Till-Mobley’s refusal, and her decision to instead display her son’s brutalized body at an open-casket funeral, is credited as a springboard for the Civil Rights Movement of the ’50s and ’60s.
Till-Mobley chose to hold the public funeral at Roberts Temple Church, which was Chicago’s first Church of God in Christ and is considered the denomination’s “Mother Church” in northern Illinois, according to a 2005 city report.
The funeral, held on Sept. 3, 1955, drew 2,000 mourners inside the Bronzeville church, with thousands more gathering outside. Bishop Isaiah Roberts, son of church founder William Roberts, presided over the ceremony as Bishop Louis Henry Ford eulogized Till.
Tens of thousands of people are estimated to have viewed Till’s body over the next three days before he was buried at Burr Oak Cemetery in south suburban Alsip.
Bryant and Milam went to trial on murder charges at the Sumner, Mississippi courthouse on Sept. 19, 1955. Within days, an all-white jury acquitted them. A grand jury declined to indict the killers on lesser charges later that year.
Bryant and Milam admitted to killing Till in a 1956 article and were paid a reported $4,000 for their story. A 1955 warrant for Till’s accuser, Carolyn Bryant, was never served; juries declined to indict her in 2007 and 2022. She died in April at 88.
Preservation Futures wrote and researched a “national statement of significance” about the church for the Biden administration before the Till monument’s creation.
Researchers relied on interviews with surviving funeral attendees, media coverage of the funeral and details about the building’s condition in 1955 to draft the report, among other sources.
Even as the neighborhood around the church has lost density and resources in the decades since Till’s funeral, its members continue worshipping on State Street while raising awareness and funds needed to preserve their 101-year-old building.

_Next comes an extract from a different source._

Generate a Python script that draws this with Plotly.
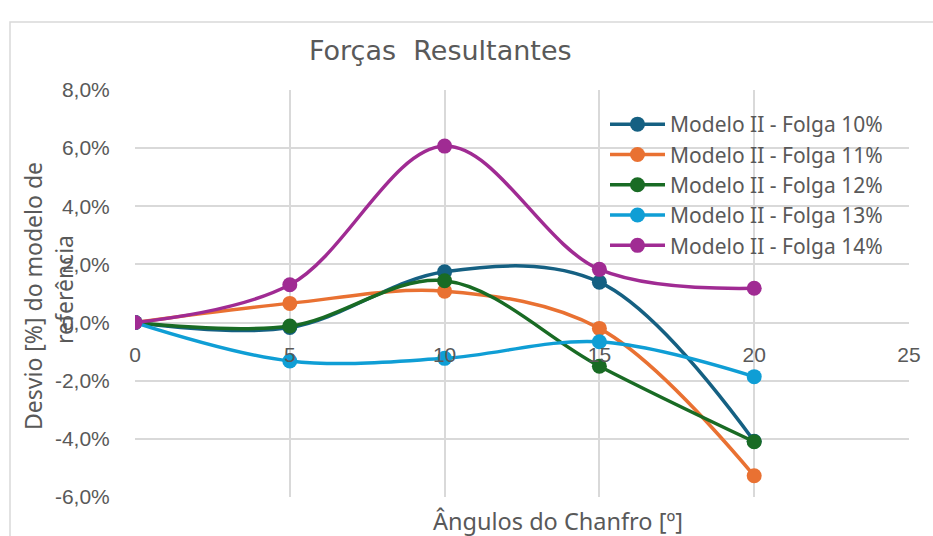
import plotly.graph_objects as go

# Chamfer angles (degrees) and deviation from the reference model (fraction)
angles = [0, 5, 10, 15, 20]
folga_10 = [0.0, -0.0017, 0.0175, 0.0139, -0.0408]
folga_11 = [0.0, 0.0066, 0.0108, -0.0020, -0.0527]
folga_12 = [0.0, -0.0012, 0.0144, -0.0150, -0.0410]
folga_13 = [0.0, -0.0132, -0.0123, -0.0066, -0.0186]
folga_14 = [0.0, 0.0130, 0.0607, 0.0183, 0.0118]

series_names = [
    "Modelo II - Folga 10%",
    "Modelo II - Folga 11%",
    "Modelo II - Folga 12%",
    "Modelo II - Folga 13%",
    "Modelo II - Folga 14%",
]
series_values = [folga_10, folga_11, folga_12, folga_13, folga_14]
colors = ["#156082", "#E97132", "#196B24", "#0F9ED5", "#A02B93"]

x_ticks = [0, 5, 10, 15, 20, 25]
y_ticks = [-0.06, -0.04, -0.02, 0.0, 0.02, 0.04, 0.06, 0.08]
y_tick_labels = ["-6,0%", "-4,0%", "-2,0%", "0,0%", "2,0%", "4,0%", "6,0%", "8,0%"]

text_color = "#595959"
grid_color = "#D9D9D9"

fig = go.Figure()
for name, vals, col in zip(series_names, series_values, colors):
    fig.add_trace(go.Scatter(
        x=angles, y=vals, name=name,
        mode="lines+markers",
        line=dict(color=col, width=3.5, shape="spline", smoothing=1.0),
        marker=dict(color=col, size=15),
    ))

y_min, y_max = -0.06, 0.08
zero_pos = (0 - y_min) / (y_max - y_min)

fig.update_layout(
    width=933, height=536,
    margin=dict(l=135, r=24, t=90, b=39),
    paper_bgcolor="white", plot_bgcolor="white",
    font=dict(family="Liberation Sans, Arial, sans-serif", color=text_color),
    showlegend=True,
    legend=dict(
        x=(605 - 135) / 774, y=(497 - 104) / 407,
        xanchor="left", yanchor="top",
        bgcolor="rgba(0,0,0,0)",
        font=dict(family="Noto Sans, sans-serif", size=21, color=text_color),
        itemwidth=55,
        tracegroupgap=0,
    ),
    xaxis=dict(
        range=[0, 25], tickvals=x_ticks,
        showgrid=True, gridcolor=grid_color, gridwidth=1.5,
        zeroline=False, showline=False,
        anchor="free", position=zero_pos,
        ticks="outside", ticklen=13, tickcolor="rgba(0,0,0,0)",
        tickfont=dict(size=21, color=text_color),
    ),
    yaxis=dict(
        range=[y_min, y_max], tickvals=y_ticks, ticktext=y_tick_labels,
        showgrid=True, gridcolor=grid_color, gridwidth=1.5,
        zeroline=False, showline=False,
        ticks="outside", ticklen=20, tickcolor="rgba(0,0,0,0)",
        tickfont=dict(size=21, color=text_color),
    ),
)

# Chart title
fig.add_annotation(
    text="Forças\u00a0 Resultantes", xref="paper", yref="paper",
    x=(440 - 135) / 774, y=(497 - 50) / 407,
    xanchor="center", yanchor="middle", showarrow=False,
    font=dict(family="DejaVu Sans, sans-serif", size=27, color=text_color),
)

# X axis title
fig.add_annotation(
    text="Ângulos do Chanfro [º]", xref="paper", yref="paper",
    x=(558 - 135) / 774, y=(497 - 521) / 407,
    xanchor="center", yanchor="middle", showarrow=False,
    font=dict(family="Noto Sans, sans-serif", size=23.5, color=text_color),
)

# Y axis title (two lines)
fig.add_annotation(
    text="Desvio [%] do modelo de", xref="paper", yref="paper",
    x=(33 - 135) / 774, y=(497 - 296) / 407,
    xanchor="center", yanchor="middle", showarrow=False, textangle=-90,
    font=dict(family="Noto Sans, sans-serif", size=23, color=text_color),
)
fig.add_annotation(
    text="referência", xref="paper", yref="paper",
    x=(64 - 135) / 774, y=(497 - 290) / 407,
    xanchor="center", yanchor="middle", showarrow=False, textangle=-90,
    font=dict(family="Noto Sans, sans-serif", size=23, color=text_color),
)

# Chart area border
fig.add_shape(
    type="rect", xref="paper", yref="paper",
    x0=(10 - 135) / 774, x1=(940 - 135) / 774,
    y0=(497 - 545) / 407, y1=(497 - 22) / 407,
    line=dict(color="#D9D9D9", width=1.5), fillcolor="rgba(0,0,0,0)",
    layer="below",
)

fig.write_html("out.html")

The congregation should celebrate its “constant” presence in Bronzeville, as that presence played a major role in establishing the Till monument in Chicago, Blasius said.
“We should be very grateful for the Roberts Temple COGIC faith community in their decades and decades of stewardship, because it’s really because of those decades of stewardship that the building even still exists,” she said.
A Roberts Temple Church member referred Block Club to the National Park Service for comment, but parks officials did not respond.
Sens. Tammy Duckworth and Dick Durbin sponsored a 2021 bill that would have named Roberts Temple Church its own national monument. That bill stalled in the Senate before Duckworth reintroduced it this year.
“Roberts Temple Church of God In Christ is of both extraordinary and incredibly heartbreaking historical importance to Chicago, our state and to this country,” Duckworth said Monday.
The Till monument’s creation is important as right-wingers attempt “to whitewash our nation’s history and erase the devastating legacies of slavery and lynchings on Black Americans,” she said.
The Till national monument will be Chicago’s second, after the Pullman monument opened to the public in 2021. Pullman has since been upgraded to a national historical park.
Roberts Temple Church was named a Chicago Landmark in 2006. In addition to hosting Till’s funeral, the church was where gospel musician Sister Rosetta Tharpe, known as the “godmother of rock and roll,” started her musical career.
The church is within the boundaries of the Bronzeville–Black Metropolis National Heritage Area, which was created last year. National heritage areas receive up to $10 million in federal funding over 15 years to preserve the area’s history, create jobs and generate revenue.
Tuesday’s announcement of the national monument coincides with the 82nd anniversary of Till’s birth. Chicagoans celebrated Till’s birthday Sunday with an ice cream social and art exhibition at his family’s landmarked home in West Woodlawn.
Nonprofit Blacks in Green is renovating the home, 6427 S. St. Lawrence Ave., into a museum, garden and community performance theater set to open in 2025.